§ **Provided data**:
-*-*-

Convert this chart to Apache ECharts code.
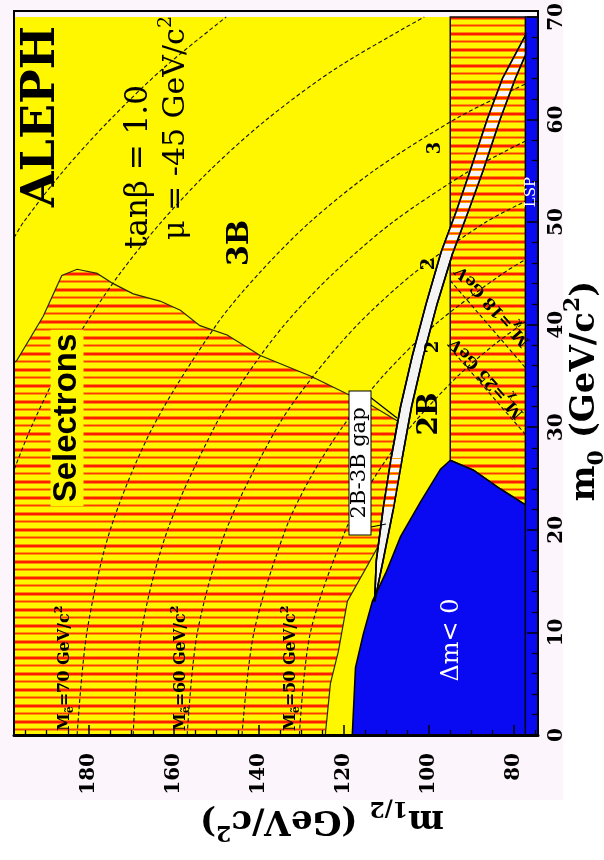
<!DOCTYPE html>
<html>
<head>
<meta charset="utf-8">
<script src="https://cdn.jsdelivr.net/npm/echarts@6/dist/echarts.min.js"></script>
<style>
  html, body { margin: 0; padding: 0; background: #ffffff; }
  #wrap { position: relative; width: 604px; height: 860px; }
  #paper { position: absolute; left: 0; top: 0; width: 563px; height: 800px; background: #fcf6fc; }
  #chart { position: absolute; left: 0; top: 0; width: 604px; height: 860px; }
</style>
</head>
<body>
<div id="wrap"><div id="paper"></div><div id="chart"></div></div>
<script>
// Axis ticks: m1/2 runs along the horizontal axis (inverted), m0 along the vertical axis
const m12Labels = [80, 100, 120, 140, 160, 180];
const m12MinorTicks = [75, 85, 90, 95, 105, 110, 115, 125, 130, 135, 145, 150, 155, 165, 170, 175, 185, 190, 195];
const m0Labels = [0, 10, 20, 30, 40, 50, 60, 70];
const m0MinorTicks = [2, 4, 6, 8, 12, 14, 16, 18, 22, 24, 26, 28, 32, 34, 36, 38, 42, 44, 46, 48, 52, 54, 56, 58, 62, 64, 66, 68];
const m12Range = [74.35, 197.65];
const m0Range = [0, 70];

// Region outlines, every point is [m0, m1/2]
const selectronExcluded = [
  [0, 197.65], [36.3, 197.65], [36.5, 197.0], [40.8, 190.8], [44.8, 186.4], [45.4, 182.8],
  [45.0, 178.1], [44.0, 174.3], [43.0, 169.6], [42.3, 163.3], [41.4, 158.5], [39.9, 153.9],
  [39.0, 147.5], [37.0, 139.7], [35.0, 127.9], [33.1, 118.5], [32.2, 113.8], [30.6, 107.4],
  [27.0, 108.9], [22.0, 110.8], [18.4, 111.95], [13.05, 119.2], [8.2, 121.3], [5.0, 123.2], [0, 124.4]
];
const lowMassExcluded = [
  [70, 95.0], [70, 77.3], [22.43, 77.3], [23.98, 83.18], [25.81, 89.54], [26.78, 95.0]
];
const negativeDeltaM = [
  [0, 118.05], [6.57, 117.3], [9.86, 115.45], [13.05, 113.3], [15.95, 110.0], [19.34, 106.7],
  [22.72, 102.0], [25.91, 97.3], [26.78, 95.0], [25.81, 89.54], [23.98, 83.18], [22.43, 77.3], [0, 77.3]
];
const lspStrip = [[0, 77.3], [70, 77.3], [70, 74.35], [0, 74.35]];
// 2B-3B gap band: upper (higher m1/2) and lower edges
const gapEdgeHigh = [
  [13, 112.8], [17, 112.4], [22, 110.8], [27, 108.9], [32, 106.7], [37, 103.9], [42, 100.7],
  [47, 97.2], [51, 93.6], [55, 90.3], [60, 86.3], [64, 82.7], [68.2, 77.3]
];
const gapEdgeLow = [
  [13, 112.8], [17, 110.8], [22, 108.4], [27, 106.3], [32, 104.1], [37, 101.3], [42, 98.1],
  [47, 94.4], [51, 90.8], [55, 87.3], [60, 83.3], [64, 79.7], [66.3, 77.3]
];

// Selectron mass contours, [m0, m1/2]
const selM50 = [[0, 130.5], [10, 127.9], [20, 119.6], [25, 113], [30, 104.4], [35, 93.2], [38, 84.8], [40, 78.3], [41, 74.7]];
const selM55 = [[0, 144], [10, 141.2], [20, 133.8], [25, 128], [30, 120.4], [35, 110.8], [40, 98.6], [45, 82.6], [47, 74.5]];
const selM60 = [[0, 156.9], [10, 154.5], [20, 147.7], [30, 135.7], [35, 127.2], [40, 116.8], [45, 103.6], [50, 86.6], [52.6, 74.4]];
const selM65 = [[0, 169.6], [10, 167.7], [20, 161.5], [30, 150.5], [35, 143], [40, 134], [45, 122.5], [50, 108.5], [55, 90.5], [57, 81.6], [58.5, 74.4]];
const selM70 = [[0, 182.8], [10, 180.5], [20, 175], [30, 165], [40, 150], [45, 140], [50, 128], [55, 113], [60, 94], [63, 79.7], [64, 74.4]];
const selM80 = [[25.9, 197.6], [30, 193.6], [35, 187.8], [40, 180.9], [45, 172.7], [50, 163], [55, 151.7], [60, 138.2], [65, 121.8], [70, 101.1]];
const selM90 = [[48.5, 197.6], [50, 195.4], [55, 186], [60, 175], [65, 162.5], [70, 147.7]];
// Chi mass lines inside the low-mass region
const chiM18 = [[44.3, 95.0], [35.8, 77.3]];
const chiM25 = [[37.7, 95.0], [29.3, 77.3]];

const xy = p => [p[1], p[0]];

function stripes(bg) {
  const c = document.createElement('canvas');
  c.width = 8; c.height = 16;
  const g = c.getContext('2d');
  g.fillStyle = bg; g.fillRect(0, 0, 8, 16);
  [[0, '#ff8c00'], [1, '#ff1e00'], [2, '#ff1e00'], [3, '#ff8c00'],
   [8, '#ff9c00'], [9, '#ff3c00'], [10, '#ff9c00']].forEach(([r, col]) => {
    g.fillStyle = col; g.fillRect(0, r, 8, 1);
  });
  return { image: c, repeat: 'repeat' };
}
const hatchYellow = stripes('#fff700');
const hatchWhite = stripes('#f6f6f6');

function area(name, pts, style, z) {
  return {
    type: 'custom', name, z, silent: true,
    coordinateSystem: 'cartesian2d',
    data: [xy(pts[0])],
    renderItem: (params, api) => ({
      type: 'polygon',
      shape: { points: pts.map(p => api.coord(xy(p))) },
      style: style
    })
  };
}
function dashed(name, pts, z) {
  return {
    type: 'line', name, z, silent: true, smooth: 0.3,
    showSymbol: false, data: pts.map(xy),
    lineStyle: { color: '#111', width: 1.1, type: [4, 2.5] }
  };
}

const gapBand = gapEdgeHigh.concat(gapEdgeLow.slice().reverse());
const gapStripeA = [gapEdgeHigh[2], gapEdgeHigh[3], gapEdgeLow[3], gapEdgeLow[2]];
const gapStripeB = gapEdgeHigh.slice(7).concat(gapEdgeLow.slice(7).reverse());

const serif = 'DejaVu Serif';
const tickFont = { fontFamily: serif, fontWeight: 'bold', fontSize: 20, color: '#000' };

function note(text, x, y, rot, style, extra) {
  return Object.assign({
    type: 'text', x, y, rotation: rot, z: 100, silent: true,
    style: Object.assign({ text, align: 'center', verticalAlign: 'middle', fill: '#000', fontFamily: serif }, style)
  }, extra || {});
}
const R90 = Math.PI / 2;
const contourRich = {
  m: { fontFamily: serif, fontWeight: 'bold', fontSize: 16, lineHeight: 22, fill: '#000' },
  s: { fontFamily: serif, fontWeight: 'bold', fontSize: 11, lineHeight: 11, verticalAlign: 'bottom', fill: '#000' },
  p: { fontFamily: serif, fontWeight: 'bold', fontSize: 11, lineHeight: 11, verticalAlign: 'top', fill: '#000' }
};
const titleRich = {
  b: { fontFamily: serif, fontWeight: 'bold', fontSize: 34, lineHeight: 46, fill: '#000' },
  s: { fontFamily: serif, fontWeight: 'bold', fontSize: 22, lineHeight: 22, verticalAlign: 'bottom', fill: '#000' },
  p: { fontFamily: serif, fontWeight: 'bold', fontSize: 22, lineHeight: 22, verticalAlign: 'top', fill: '#000' }
};
const paramRich = {
  a: { fontFamily: serif, fontSize: 30, lineHeight: 38, fill: '#000' },
  p: { fontFamily: serif, fontSize: 19, lineHeight: 19, verticalAlign: 'top', fill: '#000' }
};

const chart = echarts.init(document.getElementById('chart'), null, { renderer: 'canvas' });
chart.setOption({
  animation: false,
  grid: { left: 14, top: 11, width: 524, height: 724, show: true, backgroundColor: '#fff700', borderWidth: 0 },
  xAxis: [
    {
      type: 'value', min: m12Range[0], max: m12Range[1], inverse: true, position: 'bottom', z: 10,
      splitLine: { show: false },
      axisLine: { show: true, lineStyle: { color: '#000', width: 3 } },
      axisTick: { show: true, inside: true, length: 10, customValues: m12Labels, lineStyle: { color: '#000', width: 1.5 } },
      axisLabel: Object.assign({ customValues: m12Labels, rotate: 90, margin: 18 }, tickFont)
    },
    {
      type: 'value', min: m12Range[0], max: m12Range[1], inverse: true, position: 'bottom', z: 10,
      splitLine: { show: false }, axisLine: { show: false }, axisLabel: { show: false },
      axisTick: { show: true, inside: true, length: 5, customValues: m12MinorTicks, lineStyle: { color: '#000', width: 1.3 } }
    }
  ],
  yAxis: [
    {
      type: 'value', min: m0Range[0], max: m0Range[1], position: 'right', z: 10,
      splitLine: { show: false },
      axisLine: { show: true, lineStyle: { color: '#000', width: 2 } },
      axisTick: { show: true, inside: true, length: 11, customValues: m0Labels, lineStyle: { color: '#000', width: 1.5 } },
      axisLabel: Object.assign({ customValues: m0Labels, rotate: 90, margin: 9 }, tickFont)
    },
    {
      type: 'value', min: m0Range[0], max: m0Range[1], position: 'right', z: 10,
      splitLine: { show: false }, axisLine: { show: false }, axisLabel: { show: false },
      axisTick: { show: true, inside: true, length: 6, customValues: m0MinorTicks, lineStyle: { color: '#000', width: 1.3 } }
    }
  ],
  series: [
    area('selectrons', selectronExcluded, { fill: hatchYellow, stroke: '#2a2a00', lineWidth: 1.2 }, 2),
    area('low mass', lowMassExcluded, { fill: hatchYellow, stroke: '#111', lineWidth: 1.5 }, 2),
    dashed('M50', selM50, 3), dashed('M55', selM55, 3), dashed('M60', selM60, 3),
    dashed('M65', selM65, 3), dashed('M70', selM70, 3), dashed('M80', selM80, 3), dashed('M90', selM90, 3),
    dashed('chi18', chiM18, 3), dashed('chi25', chiM25, 3),
    area('dm<0', negativeDeltaM, { fill: '#0a0af2', stroke: '#000', lineWidth: 1.5 }, 4),
    area('lsp', lspStrip, { fill: '#0a0af2', stroke: '#000', lineWidth: 1.2 }, 4),
    area('gap', gapBand, { fill: '#f4f4f4', stroke: '#000', lineWidth: 1.6 }, 5),
    area('gapA', gapStripeA, { fill: hatchWhite, stroke: null }, 6),
    area('gapB', gapStripeB, { fill: hatchWhite, stroke: null }, 6),
    area('gapEdge', gapBand, { fill: 'none', stroke: '#000', lineWidth: 1.6 }, 7)
  ],
  graphic: [
    { type: 'rect', z: 90, silent: true, shape: { x: 14, y: 11, width: 524, height: 724 }, style: { fill: 'none', stroke: '#000', lineWidth: 2 } },
    {
      type: 'text', left: 19, top: 26, rotation: R90, z: 100, silent: true,
      style: { text: 'ALEPH', fill: '#000', fontFamily: serif, fontWeight: 'bold', fontSize: 46 }
    },
    note('tanβ = 1.0', 139, 167, R90, { fontSize: 31 }),
    note('{a|μ = -45 GeV/c}{p|2}', 176, 128, R90, { rich: paramRich }),
    note('3B', 240, 243, R90, { fontWeight: 'bold', fontSize: 30 }),
    note('2B', 430, 414, R90, { fontWeight: 'bold', fontSize: 28 }),
    note('Selectrons', 67, 418, R90, { fontFamily: 'Liberation Sans', fontWeight: 'bold', fontSize: 33, backgroundColor: '#fff700', padding: [0, 4] }),
    note('2B-3B gap', 360, 463, R90, { fontSize: 21, backgroundColor: '#ffffff', borderColor: '#000', borderWidth: 1, padding: [0, 16] }),
    note('Δm< 0', 452, 640, R90, { fontSize: 24, fill: '#ffffff' }),
    note('LSP', 531, 192, R90, { fontSize: 15, fill: '#ffffff' }),
    note('{m|M}{s|ẽ}{m|=70 GeV/c}{p|2}', 65, 731, R90, { rich: contourRich, align: 'left' }),
    note('{m|M}{s|ẽ}{m|=60 GeV/c}{p|2}', 181, 731, R90, { rich: contourRich, align: 'left' }),
    note('{m|M}{s|ẽ}{m|=50 GeV/c}{p|2}', 291, 731, R90, { rich: contourRich, align: 'left' }),
    note('{m|M}{s|χ}{m|=18 GeV}', 493, 306, 132 * Math.PI / 180, { rich: contourRich }),
    note('{m|M}{s|χ}{m|=25 GeV}', 487, 378, 132 * Math.PI / 180, { rich: contourRich }),
    note('2', 433, 347, R90, { fontWeight: 'bold', fontSize: 18 }),
    note('2', 429, 264, R90, { fontWeight: 'bold', fontSize: 18 }),
    note('3', 435, 148, R90, { fontWeight: 'bold', fontSize: 18 }),
    { type: 'polyline', z: 95, silent: true, shape: { points: [[370, 397], [397, 418]] }, style: { stroke: '#000', lineWidth: 1.2 } },
    { type: 'polyline', z: 95, silent: true, shape: { points: [[371, 527], [386, 524]] }, style: { stroke: '#000', lineWidth: 1.2 } },
    note('{b|m}{s|1/2}{b| (GeV/c}{p|2}{b|)}', 322, 820, Math.PI, { rich: titleRich }),
    note('{b|m}{s|0}{b| (GeV/c}{p|2}{b|)}', 585, 391, R90, { rich: titleRich })
  ]
});
</script>
</body>
</html>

-*-*-

§ **The task**:
Exactly reproduce the run of lines from the start of the listing through the line with "const m0Range = [0, 70];", inclusive; pictures are not copied.

§ **Task output**:
Convert this chart to Apache ECharts code.
<!DOCTYPE html>
<html>
<head>
<meta charset="utf-8">
<script src="https://cdn.jsdelivr.net/npm/echarts@6/dist/echarts.min.js"></script>
<style>
  html, body { margin: 0; padding: 0; background: #ffffff; }
  #wrap { position: relative; width: 604px; height: 860px; }
  #paper { position: absolute; left: 0; top: 0; width: 563px; height: 800px; background: #fcf6fc; }
  #chart { position: absolute; left: 0; top: 0; width: 604px; height: 860px; }
</style>
</head>
<body>
<div id="wrap"><div id="paper"></div><div id="chart"></div></div>
<script>
// Axis ticks: m1/2 runs along the horizontal axis (inverted), m0 along the vertical axis
const m12Labels = [80, 100, 120, 140, 160, 180];
const m12MinorTicks = [75, 85, 90, 95, 105, 110, 115, 125, 130, 135, 145, 150, 155, 165, 170, 175, 185, 190, 195];
const m0Labels = [0, 10, 20, 30, 40, 50, 60, 70];
const m0MinorTicks = [2, 4, 6, 8, 12, 14, 16, 18, 22, 24, 26, 28, 32, 34, 36, 38, 42, 44, 46, 48, 52, 54, 56, 58, 62, 64, 66, 68];
const m12Range = [74.35, 197.65];
const m0Range = [0, 70];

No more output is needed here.